② GMOインターネットグループとの取引について
平成27年3月期における当社グループとGMOインターネットグループとの収益に係る取引総額は19百万円、費用に係る取引総額は1,443百万円であります。主要な取引内容は、連結財務諸表の関連当事者取引注記に記載されますが、平成27年3月期においては重要な取引が存在していないため記載を省略しております。
③ 当社役員の親会社等の役員兼務の状況について
a. 親会社役員の兼務状況
平成27年3月31日現在における当社取締役7名のうち、親会社であるGMOインターネット株式会社の役員を兼ねるものは1名であり、氏名、当社における役職、親会社における役職は以下のとおりです。なお、執行役に親会社の役員を兼ねるものはいません。
氏名当社における役職親会社における役職
安田 昌史社外取締役取締役副社長グループ代表補佐・グループ管理部門統括

b. 兄弟会社との役員の兼務状況
社外取締役である安田昌史氏はGMOクラウド株式会社社外取締役、GMOペイメントゲートウェイ株式会社の社外監査役その他の兼務を行っております。また、社外取締役である佐藤明夫氏はGMOクラウド株式会社社外監査役、GMOペイメントゲートウェイ株式会社社外取締役の兼務を行っております。
④ 親会社等からの独立性の確保について
当社グループは、少数株主保護の観点から、親会社等の指示や事前承認によらず、独自に経営の意思決定を行っており、事業を展開するうえで特段の制約はなく、経営の独立性は確保されております。また、当社グループの営業取引におけるGMOインターネットグループへの依存は極めて低く、殆どが当社グループと資本関係を有しない一般投資家(個人顧客及び法人顧客)との取引となっております。

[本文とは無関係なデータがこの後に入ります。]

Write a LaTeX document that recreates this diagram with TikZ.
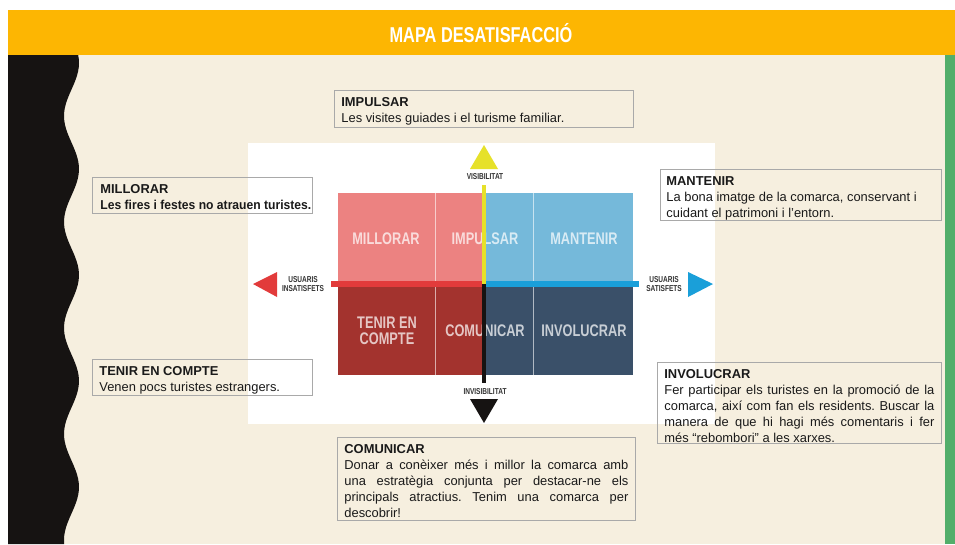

当社がGMOインターネットグループとの取引を行う場合については、少数株主保護の観点から、取引条件の経済的合理性を保つために定期的に契約の見直しを行っております。新規取引につきましても、市場原理に基づき、その他第三者との取引条件との比較などからその取引の是非を慎重に検討し、判断しております。
(11) 自然災害等における事業継続について
当社グループは大規模な自然災害やパンデミック等、あらゆる有事が発生した場合においても重要業務を継続できるよう、事業継続計画(BCP:Business Continuity Plan)を策定しており、定期的な教育、訓練等を実施しております。また、本社とは別に、自家発電装置を備えたデータセンター内において主要業務を継続できるオフィスを用意しており不測の事態に備えております。しかしながら、万が一、想定を超える災害等が発生した場合には、当社グループのサービス提供等を継続することができない事態が生じる可能性があり、その場合には、当社グループの財政状態及び経営成績に影響を与える可能性があります。